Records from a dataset
+++++

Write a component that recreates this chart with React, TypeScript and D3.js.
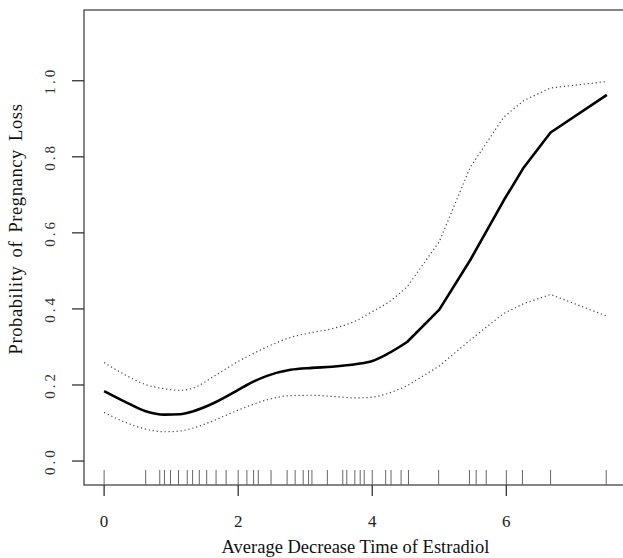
import React from "react";
import * as d3 from "d3";

// evaluation grid of the fitted curve and its confidence band
const fitX = [0, 0.3, 0.62, 0.9, 1.13, 1.33, 1.63, 2.0, 2.13, 2.43, 2.78, 3.1, 3.4, 3.77, 4.0, 4.22, 4.52, 5.0, 5.46, 5.96, 6.26, 6.66, 7.5];
const fitMean = [0.184, 0.157, 0.131, 0.122, 0.123, 0.131, 0.152, 0.187, 0.2, 0.224, 0.24, 0.245, 0.248, 0.255, 0.263, 0.281, 0.313, 0.398, 0.528, 0.685, 0.772, 0.864, 0.963];
const fitUpper = [0.259, 0.228, 0.201, 0.19, 0.186, 0.192, 0.222, 0.262, 0.274, 0.3, 0.325, 0.338, 0.348, 0.37, 0.393, 0.415, 0.458, 0.577, 0.772, 0.904, 0.948, 0.981, 0.998];
const fitLower = [0.128, 0.103, 0.084, 0.077, 0.079, 0.087, 0.106, 0.134, 0.143, 0.161, 0.172, 0.173, 0.17, 0.166, 0.168, 0.177, 0.198, 0.25, 0.318, 0.388, 0.414, 0.438, 0.381];

// observed values shown as rug
const rugX = [0, 0.62, 0.83, 0.9, 0.99, 1.11, 1.24, 1.32, 1.42, 1.53, 1.67, 1.82, 2.0, 2.13, 2.23, 2.3, 2.49, 2.73, 2.85, 2.97, 3.05, 3.1, 3.33, 3.56, 3.62, 3.74, 3.82, 3.88, 4.0, 4.2, 4.28, 4.43, 4.54, 4.99, 5.45, 5.55, 5.7, 6.0, 6.24, 6.66, 7.49];

const xTicks = [0, 2, 4, 6];
const yTicks = [0, 0.2, 0.4, 0.6, 0.8, 1.0];
const xTitle = "Average Decrease Time of Estradiol";
const yTitle = "Probability of Pregnancy Loss";

export default function App() {
  const width = 623;
  const height = 558;
  const left = 84;
  const right = 627;
  const top = 10;
  const bottom = 485;
  const font = "'Liberation Serif', 'Times New Roman', serif";

  const x = d3.scaleLinear().domain([-0.3, 7.8]).range([left, right]);
  const y = d3.scaleLinear().domain([-0.063, 1.186]).range([bottom, top]);

  // dense data on the left gives a smooth curve, sparse data on the right a polyline
  const split = fitX.indexOf(4.52);
  const pts = (vals: number[]) => vals.map((v, i) => [x(fitX[i]), y(v)] as [number, number]);
  const smooth = d3.line().curve(d3.curveMonotoneX);
  const straight = d3.line().curve(d3.curveLinear);
  const line = (vals: number[]) => {
    const p = pts(vals);
    const a = smooth(p.slice(0, split + 1)) || "";
    const b = straight(p.slice(split)) || "";
    return a + b.replace(/^M/, "L");
  };

  const fmt = d3.format(".1f");

  return (
    <svg
      width={width}
      height={height}
      style={{ position: "absolute", left: 0, top: 0, background: "#fff" }}
    >
      <rect x={left} y={top} width={right - left} height={bottom - top} fill="none" stroke="#444" strokeWidth={1.3} />

      {rugX.map((v, i) => (
        <line key={"r" + i} x1={x(v)} x2={x(v)} y1={bottom} y2={bottom - 15} stroke="#666" strokeWidth={1} />
      ))}

      {xTicks.map((t) => (
        <g key={"x" + t}>
          <line x1={x(t)} x2={x(t)} y1={bottom} y2={bottom + 11} stroke="#333" strokeWidth={1.3} />
          <text x={x(t)} y={527} textAnchor="middle" fontFamily={font} fontSize={17} fill="#222">
            {t}
          </text>
        </g>
      ))}

      {yTicks.map((t) => (
        <g key={"y" + t}>
          <line x1={left - 12} x2={left} y1={y(t)} y2={y(t)} stroke="#333" strokeWidth={1.3} />
          <text
            transform={`translate(55,${y(t)}) rotate(-90)`}
            textAnchor="middle"
            fontFamily={font}
            fontSize={15}
            letterSpacing={3}
            fill="#333"
          >
            {fmt(t)}
          </text>
        </g>
      ))}

      <path d={line(fitUpper)} fill="none" stroke="#444" strokeWidth={1.2} strokeDasharray="1.2,2.8" strokeLinejoin="round" />
      <path d={line(fitLower)} fill="none" stroke="#444" strokeWidth={1.2} strokeDasharray="1.2,2.8" strokeLinejoin="round" />
      <path d={line(fitMean)} fill="none" stroke="#000" strokeWidth={2.6} strokeLinejoin="round" />

      <text x={(left + right) / 2} y={553} textAnchor="middle" fontFamily={font} fontSize={18.5} fill="#111">
        {xTitle}
      </text>
      <text
        transform={`translate(22,${229}) rotate(-90)`}
        textAnchor="middle"
        fontFamily={font}
        fontSize={18.5}
        letterSpacing={0.6}
        wordSpacing={3}
        fill="#111"
      >
        {yTitle}
      </text>
    </svg>
  );
}
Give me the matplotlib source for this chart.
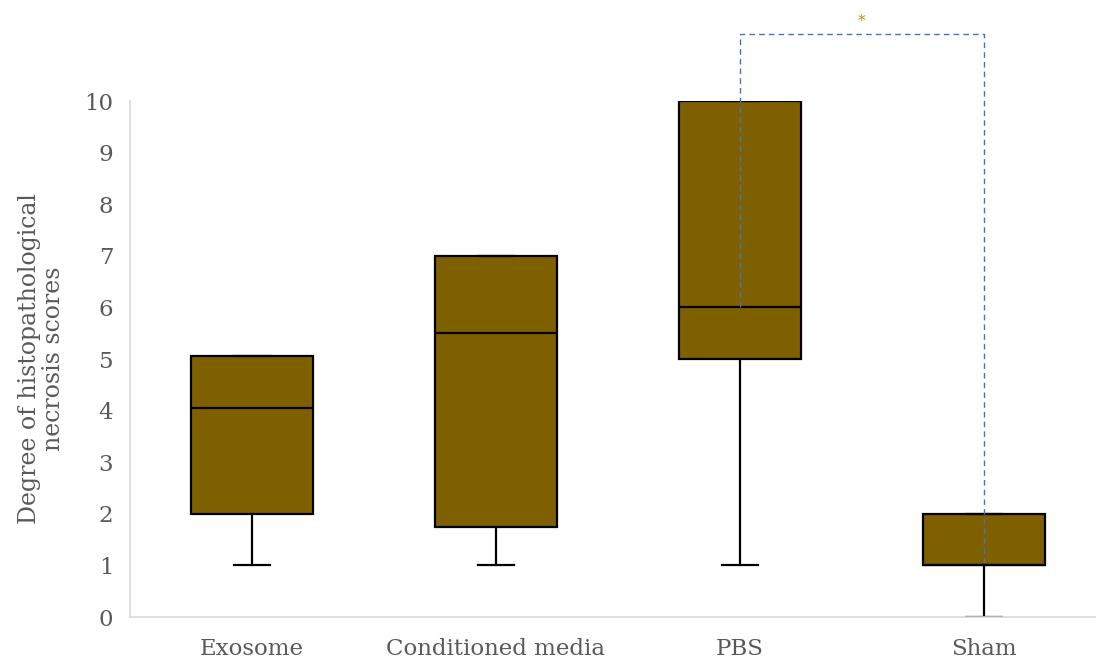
import matplotlib
matplotlib.use('Agg')
import matplotlib.pyplot as plt

# Group summaries (minimum, lower quartile, median, upper quartile, maximum)
groups = ['Exosome', 'Conditioned media', 'PBS', 'Sham']
mins = [1, 1, 1, 0]
q1s = [2, 1.75, 5, 1]
medians = [4.05, 5.5, 6, 1]
q3s = [5.05, 7, 10, 2]
maxs = [5.05, 7, 10, 2]

# Significance bracket between PBS and Sham
sig_pair = (2, 3)
sig_top = 11.3
sig_label = '*'

yticks = list(range(0, 11))

plt.rcParams['font.family'] = ['DejaVu Serif']
text_grey = '#595959'
box_fill = '#7F6000'

figure = plt.figure(figsize=(10.96, 6.63), dpi=100)
ax = figure.add_axes([130 / 1096, 46 / 663, 976 / 1096, 516 / 663])

stats = []
for name, lo, a, m, b, hi in zip(groups, mins, q1s, medians, q3s, maxs):
    stats.append({'label': name, 'whislo': lo, 'q1': a, 'med': m,
                  'q3': b, 'whishi': hi, 'fliers': []})

ax.bxp(
    stats,
    positions=range(len(groups)),
    widths=0.5,
    patch_artist=True,
    showfliers=False,
    boxprops=dict(facecolor=box_fill, edgecolor='black', linewidth=1.6),
    medianprops=dict(color='black', linewidth=1.6),
    whiskerprops=dict(color='black', linewidth=1.6),
    capprops=dict(color='black', linewidth=1.6),
    capwidths=0.15,
    zorder=2,
)

# Dashed significance bracket, legs drop to each group's median
i, j = sig_pair
ax.plot([i, i, j, j], [medians[i], sig_top, sig_top, medians[j]],
        color='#4472C4', linestyle=(0, (4, 3)), linewidth=1.0,
        zorder=3, clip_on=False)
ax.text((i + j) / 2, sig_top + 0.12, sig_label, color='#BF9000',
        fontsize=11, ha='center', va='bottom')

# Axes formatting
ax.set_xlim(-0.5, 3.5)
ax.set_ylim(0, 10)
ax.set_yticks(yticks)
ax.set_yticklabels([str(t) for t in yticks])
ax.set_xticks(range(len(groups)))
ax.set_xticklabels(groups)
ax.tick_params(axis='both', length=0, labelsize=16.5, labelcolor=text_grey)
ax.tick_params(axis='y', pad=12)
ax.tick_params(axis='x', pad=15)

for side in ['top', 'right']:
    ax.spines[side].set_visible(False)
for side in ['left', 'bottom']:
    ax.spines[side].set_color('#D9D9D9')
    ax.spines[side].set_linewidth(1.2)
    ax.spines[side].set_zorder(4)

ax.set_ylabel('Degree of histopathological\nnecrosis scores',
              fontsize=17, color=text_grey, labelpad=14, linespacing=1.05)

figure.savefig('out.png', dpi=100)
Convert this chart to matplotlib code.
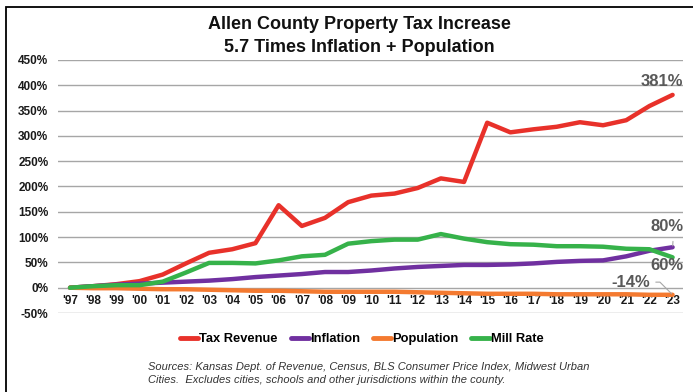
import numpy as np
import matplotlib
matplotlib.use("Agg")
import matplotlib.pyplot as plt
from matplotlib.patches import Rectangle
from matplotlib.ticker import FuncFormatter

# ------------------------------------------------------------
# Data: cumulative % change since 1997
# ------------------------------------------------------------
years = ["'97", "'98", "'99", "'00", "'01", "'02", "'03", "'04", "'05", "'06",
         "'07", "'08", "'09", "'10", "'11", "'12", "'13", "'14", "'15", "'16",
         "'17", "'18", "'19", "'20", "'21", "'22", "'23"]

tax_revenue = [0, 3, 7, 13, 26, 48, 69, 76, 88, 163, 122, 138, 169, 182, 186,
               197, 216, 209, 326, 307, 313, 318, 327, 321, 331, 359, 381]
inflation   = [0, 3, 6, 8, 10, 12, 14, 17, 21, 24, 27, 31, 31, 34, 38,
               41, 43, 45, 45, 46, 48, 51, 53, 54, 62, 73, 80]
population  = [0, -1, -1, -2, -3, -3, -4, -5, -6, -6, -7, -8, -8, -8, -8,
               -9, -10, -11, -12, -12, -12, -13, -13, -13, -13, -14, -14]
mill_rate   = [0, 3, 5, 5, 12, 30, 49, 49, 48, 54, 62, 65, 87, 92, 95,
               95, 106, 97, 90, 86, 85, 82, 82, 81, 77, 76, 60]

series = [
    ("Tax Revenue", tax_revenue, "#e8312a"),
    ("Inflation",   inflation,   "#7030a0"),
    ("Population",  population,  "#f47a30"),
    ("Mill Rate",   mill_rate,   "#36b24a"),
]

plt.rcParams['font.family'] = ['Liberation Sans', 'DejaVu Sans']

fig = plt.figure(figsize=(6.93, 3.92), dpi=100)
ax = fig.add_axes([0.0837, 0.2015, 0.9019, 0.6455])

x = np.arange(len(years))
for name, vals, col in series:
    ax.plot(x, vals, color=col, lw=3.2, label=name, solid_capstyle='round', zorder=3)

ax.set_xlim(-0.52, len(years) - 0.55)
ax.set_ylim(-50, 450)
ax.set_yticks(np.arange(-50, 451, 50))
ax.yaxis.set_major_formatter(FuncFormatter(lambda v, p: f"{v:.0f}%"))
ax.grid(axis='y', color='#a6a6a6', lw=1)
ax.set_axisbelow(True)
for s in ['top', 'right', 'left']:
    ax.spines[s].set_visible(False)
# category labels sit right under the zero line
ax.spines['bottom'].set_position(('data', 0))
ax.spines['bottom'].set_visible(False)
ax.set_xticks(x)
ax.set_xticklabels(years)
ax.tick_params(axis='x', length=0, pad=5, labelsize=8.5)
ax.tick_params(axis='y', length=0, pad=7, labelsize=8.5)
for lbl in ax.get_xticklabels() + ax.get_yticklabels():
    lbl.set_fontweight('bold')
    lbl.set_color('#1a1a1a')

# end-point labels
lab_kw = dict(fontsize=12, color='#595959', fontweight='bold', ha='center', va='center')
last = len(years) - 1
ax.annotate(f"{tax_revenue[-1]}%", xy=(last, tax_revenue[-1]), xytext=(25.55, 407), **lab_kw)
ax.annotate(f"{inflation[-1]}%", xy=(last, inflation[-1]), xytext=(25.75, 120),
            arrowprops=dict(arrowstyle='-', color='#a6a6a6', lw=0.8, shrinkA=3, shrinkB=1,
                            relpos=(0.7, 0)), **lab_kw)
ax.annotate(f"{mill_rate[-1]}%", xy=(last, mill_rate[-1]), xytext=(25.75, 44), **lab_kw)
ax.annotate(f"{population[-1]}%", xy=(last, population[-1]), xytext=(24.2, 11),
            arrowprops=dict(arrowstyle='-', color='#a6a6a6', lw=0.8, shrinkA=2, shrinkB=1,
                            relpos=(1, 0.5), connectionstyle="angle,angleA=0,angleB=135,rad=0"),
            **lab_kw)

# title
fig.text(0.518, 0.937, "Allen County Property Tax Increase", ha='center', va='center',
         fontsize=13, fontweight='bold', color='#111111')
fig.text(0.518, 0.878, "5.7 Times Inflation + Population", ha='center', va='center',
         fontsize=13, fontweight='bold', color='#111111')

# legend
leg = fig.legend(loc='center', bbox_to_anchor=(0.522, 0.135), ncol=4, frameon=False,
                 handlelength=1.4, handletextpad=0.1, columnspacing=1.0,
                 prop=dict(family=['Liberation Sans Narrow', 'Liberation Sans'],
                           weight='bold', size=9.3))
for h in leg.get_lines():
    h.set_linewidth(3.5)

# source note
fig.text(0.2136, 0.047, "Sources: Kansas Dept. of Revenue, Census, BLS Consumer Price Index, Midwest Urban\n"
         "Cities.  Excludes cities, schools and other jurisdictions within the county.",
         ha='left', va='center', fontsize=8, style='italic', color='#333333',
         linespacing=1.45, family=['Liberation Sans Narrow', 'Liberation Sans'])

# outer frame
fig.patches.append(Rectangle((6 / 693, -0.2), 1.2, 1.2 - 7 / 392, transform=fig.transFigure,
                             fill=False, ec='black', lw=1.3))

fig.savefig("out.png", dpi=100)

+++++

*Exercise aim*
Write out an exact copy of the listing, first line through the line containing "import * as", with the pictures left out.

*Solution to this exercise*
Write a component that recreates this chart with React, TypeScript and D3.js.
import React from "react";
import * as d3 from "d3";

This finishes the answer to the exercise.